Although it's only the end of September and the days are still nice and long, the holidays will be here before we know it. And while the holiday season is, at least for some folks, the most wonderful time of the year, it can also be the most expensive time of the year.
That's why it's so important to be savvy with your spending ahead of the holidays. You don't want to rack up debt before the holiday season only to then pile on in November and December. And so to that end, in the coming month or so, it pays to do everything you can to avoid these credit card traps.
1. Chasing a welcome bonus
Many credit cards offer welcome bonuses that put a lump sum of cash back or reward points in your pocket if you meet a certain spending threshold within a few months of opening your card. But if you rack up extra charges in the coming weeks for the express purpose of snagging that bonus, you might kick off the holidays with debt.
That could make the season more stressful for you. It could also create a scenario where your credit card balances spiral out of control as you add to them in November and December.
A better bet? Don't buy extra things just to snag a welcome bonus. If your deadline to meet your spending threshold for a recently opened card is early November, don't spend the next five weeks or so making additional purchases. Even if they result in a $200 payday, you might lose more than that to interest charges by carrying your balance for a long period of time.
2. Taking advantage of a 0% introductory APR
If you have a credit card with a 0% introductory APR, you may be inclined to use it as often as possible while that interest-free period is still in effect. But remember, once that introductory period comes to an end, the interest rate on your existing balance has the potential to soar. And if you then add to that balance during the holidays, it could make for a financially devastating situation.
If you have a credit card with a 0% introductory rate, first, pay attention to when that period wraps up. And then, make a plan to get ahead of your existing debt rather than continue to add to it.
You might, for example, be able to go out and get a seasonal side hustle that boosts your income. That could make it possible for you to knock out your balance before your introductory period ends and costly interest starts to accrue.

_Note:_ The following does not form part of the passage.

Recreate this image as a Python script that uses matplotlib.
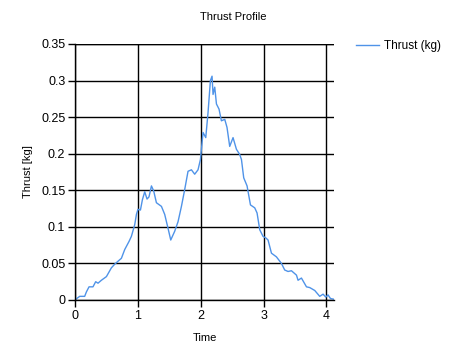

3. Applying for a store credit card
You may be tempted to apply for a store credit card or two in the period leading up to the holidays. That way, when you spend money at those retailers on gifts and other holiday purchases, you'll be able to rack up rewards.
If there's a specific retailer you shop at frequently, then it could pay to apply for a store credit card there, since you might benefit from not just rewards, but discounts and other perks. But in general, it's a good idea to try to keep your store credit card collection to a minimum.
Remember, store credit cards are often closed-loop cards, meaning they can generally only be used at the retailer that issues them. And similarly, any rewards you rack up will generally only be redeemable at that retailer. But given that the holiday season is nearing, you may find it far more helpful to score cash back on your credit card purchases that you can use for any purpose.
You should also know that store credit cards are notorious for charging high interest rates. This means that any balance you don't pay off in full could end up costing you big time.
If you're someone who loves the holidays, then you may already be starting to get into that mode, despite the fact that we're still months away. But do your best to avoid these credit card traps so they don't mar the season in any way.